In the question: How to derive the ridge regression solution? there is a solution by whuber, which describes how the columns of the augmented matrix approach pairwise orthogonality as the regularization strength increases. However, I am not able to reproduce this argument in the following example. Can someone explain what is incorrect or missing?

Suppose the original design matrix is $$A = \begin{pmatrix}1 & 2 \\ 1 & 2 \end{pmatrix},$$ so $rank(A) = 1.$ Further, suppose the augmented design matrix is $$B = \begin{pmatrix}1 & 2 \\ 1 & 2 \\ \nu & 0 \\ 0 & \nu \end{pmatrix},$$ where $\nu^{2} = \lambda$ is the regularization strength, so $rank(B) = 2.$ Then, the columns of $B$ are linearly independent, whereas the columns of $A$ are linearly dependent.

Now, the inner product is the standard inner product on $\mathbb{R}^{4},$ so we may take the transpose of the first column of $B$ times the second column of $B$ to obtain: $$\begin{pmatrix} 1 & 1 & \nu & 0\end{pmatrix} \begin{pmatrix} 2 \\ 2 \\ 0 \\ \nu \end{pmatrix} = 4.$$ However, this inner product is nonzero, so the columns are not pairwise orthogonal.

Answer 1

Take $A^TA$:

$$A^TA = \begin{pmatrix}1 & 1 \\ 2 & 2 \end{pmatrix}\begin{pmatrix}1 & 2 \\ 1 & 2 \end{pmatrix}=\begin{pmatrix}2 & 4 \\ 4 & 8 \end{pmatrix},$$

and compare with $B^TB$:

$$B^TB = \begin{pmatrix}1 & 2 \\ 1 & 2 \\ \nu & 0 \\ 0 & \nu \end{pmatrix}^T\begin{pmatrix}1 & 2 \\ 1 & 2 \\ \nu & 0 \\ 0 & \nu \end{pmatrix}\\= \begin{pmatrix} 1 & 1 & \nu & 0 \\2 & 2 & 0 & \nu \end{pmatrix}\begin{pmatrix}1 & 2 \\ 1 & 2 \\ \nu & 0 \\ 0 & \nu \end{pmatrix} =\\ \begin{pmatrix}2 + \nu^2 & 4 \\ 4 & 8 + \nu^2 \end{pmatrix} $$

The bigger $\nu$ is, the more $B^TB$ resembles an (scaled) identity matrix.

Answer 2

The claim in whuber's answer that the vectors are becoming "more orthogonal" is ambiguous.
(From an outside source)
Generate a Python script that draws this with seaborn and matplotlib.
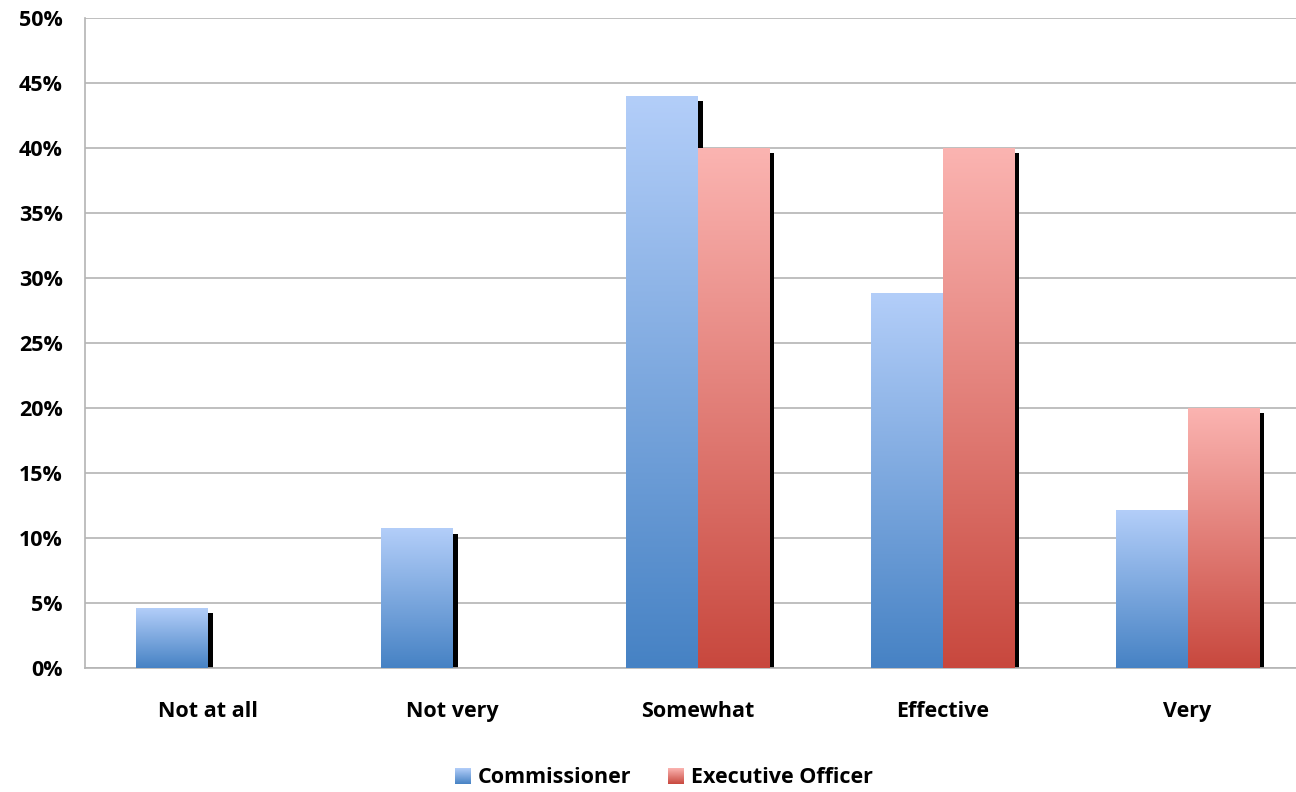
import numpy as np
import pandas as pd
import matplotlib
matplotlib.use('Agg')
import matplotlib.pyplot as plt
import seaborn as sns
from matplotlib.colors import LinearSegmentedColormap
from matplotlib.patches import Rectangle, Patch
from matplotlib.legend_handler import HandlerBase
from matplotlib.image import BboxImage
from matplotlib.transforms import Bbox, TransformedBbox, ScaledTranslation

categories = ['Not at all', 'Not very', 'Somewhat', 'Effective', 'Very']
commissioner = [4.6, 10.7, 44.0, 28.8, 12.1]
exec_officer = [0, 0, 40, 40, 20]
groups = ['Commissioner', 'Executive Officer']
yticks = list(range(0, 55, 5))

blue_cmap = LinearSegmentedColormap.from_list('blue', ['#4682c4', '#b3cef9'])
red_cmap = LinearSegmentedColormap.from_list('red', ['#c8483e', '#fbb4b1'])
cmaps = [blue_cmap, red_cmap]
grad = np.linspace(1, 0, 256).reshape(-1, 1)

df = pd.DataFrame({
    'category': categories * 2,
    'pct': commissioner + exec_officer,
    'group': [groups[0]] * len(categories) + [groups[1]] * len(categories),
})

sns.set_style('white')
plt.rcParams['font.family'] = ['Open Sans', 'DejaVu Sans']
plt.rcParams['font.weight'] = 'bold'
plt.rcParams['text.color'] = 'black'
plt.rcParams['xtick.labelcolor'] = 'black'
plt.rcParams['ytick.labelcolor'] = 'black'
FS = 15.5

fig = plt.figure(figsize=(12.96, 7.92), dpi=100)
ax = fig.add_axes([85 / 1296, 124 / 792, 1225 / 1296, 650 / 792])

sns.barplot(data=df, x='category', y='pct', hue='group', order=categories,
            hue_order=groups, width=0.58, legend=False, ax=ax)

# gradient fill + drop shadow for each bar
shadow_tr = ax.transData + ScaledTranslation(5 / 100, -5 / 100, fig.dpi_scale_trans)
for cont, cmap in zip(ax.containers, cmaps):
    for bar in cont:
        x0, w, h = bar.get_x(), bar.get_width(), bar.get_height()
        bar.set_visible(False)
        if h <= 0:
            continue
        ax.add_patch(Rectangle((x0, 0), w, h, facecolor='black', edgecolor='none',
                               transform=shadow_tr, zorder=2, clip_on=True))
        ax.imshow(grad, extent=[x0, x0 + w, 0, h], aspect='auto', cmap=cmap,
                  vmin=0, vmax=1, zorder=3, interpolation='bicubic')

ax.set_xlim(-0.5, len(categories) - 0.5)
ax.set_ylim(0, 50)
ax.set_yticks(yticks)
ax.set_yticklabels([f'{t}%' for t in yticks])
ax.set_xlabel('')
ax.set_ylabel('')

grid_c = '#b4b4b4'
ax.yaxis.grid(True, color=grid_c, linewidth=1.2, zorder=0)
ax.set_axisbelow(True)
for s in ['top', 'right']:
    ax.spines[s].set_visible(False)
for s in ['left', 'bottom']:
    ax.spines[s].set_color(grid_c)
    ax.spines[s].set_linewidth(1.2)

ax.tick_params(axis='y', length=6, color=grid_c, width=1.2, pad=10, labelsize=FS,
               labelcolor='black')
ax.tick_params(axis='x', which='major', length=0, pad=24, labelsize=FS, labelcolor='black')
ax.set_xticks(np.arange(0.5, len(categories) - 1), minor=True)
ax.tick_params(axis='x', which='minor', length=7, color=grid_c, width=1.2)
for lab in ax.get_xticklabels() + ax.get_yticklabels():
    lab.set_fontweight('bold')


class GradHandler(HandlerBase):
    def __init__(self, cmap):
        super().__init__()
        self.cmap = cmap

    def create_artists(self, legend, orig_handle, xdescent, ydescent, width, height, fontsize, trans):
        bb = Bbox.from_bounds(-xdescent, -ydescent, width, height)
        img = BboxImage(TransformedBbox(bb, trans), cmap=self.cmap, norm=plt.Normalize(0, 1),
                        interpolation='bicubic')
        img.set_data(grad)
        return [img]


handles = [Patch(label=g) for g in groups]
leg = fig.legend(handles=handles, labels=groups, loc='lower center',
                 bbox_to_anchor=(0.512, -0.02), ncol=2, frameon=False,
                 handlelength=0.72, handleheight=0.72, handletextpad=0.35,
                 columnspacing=1.7, prop={'weight': 'bold', 'size': FS},
                 handler_map={handles[0]: GradHandler(blue_cmap),
                              handles[1]: GradHandler(red_cmap)})
for t in leg.get_texts():
    t.set_color('black')

fig.savefig('out.png', dpi=100)
plt.close(fig)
I would take it to mean that the correlation is getting closer to $0$ as $\nu$ gets bigger. In $A$, the correlation of the columns is $1$. In $B$, the centered correlation is given by $$\frac{-\nu^2/4 - 3\nu/2 + 2}{\sqrt{(3\nu^2 / 4 - \nu + 1)(3\nu^2/4 - 2\nu + 4)}},$$ which approaches $-1/3$ from below as $\nu \rightarrow \infty$.

Using the definition that the orthogonality of columns $c_1, c_2$ is $$\frac{c_1 \cdot c_2}{\sqrt{|c_1|^2 |c_2|^2}},$$ we have that the orthogonality of the columns of $A$ is 1, and the orthogonality of the columns of $B$ is $$\frac{4}{\sqrt{(1^2 + 1^2 + \nu^2)(2^2 + 2^2 + \nu^2)}} = \frac{4}{\sqrt{(2 + \nu^2)(8 + \nu^2)}},$$ which decreases from $1$ to $0$ as $\nu$ increases from $0$ to $\infty$.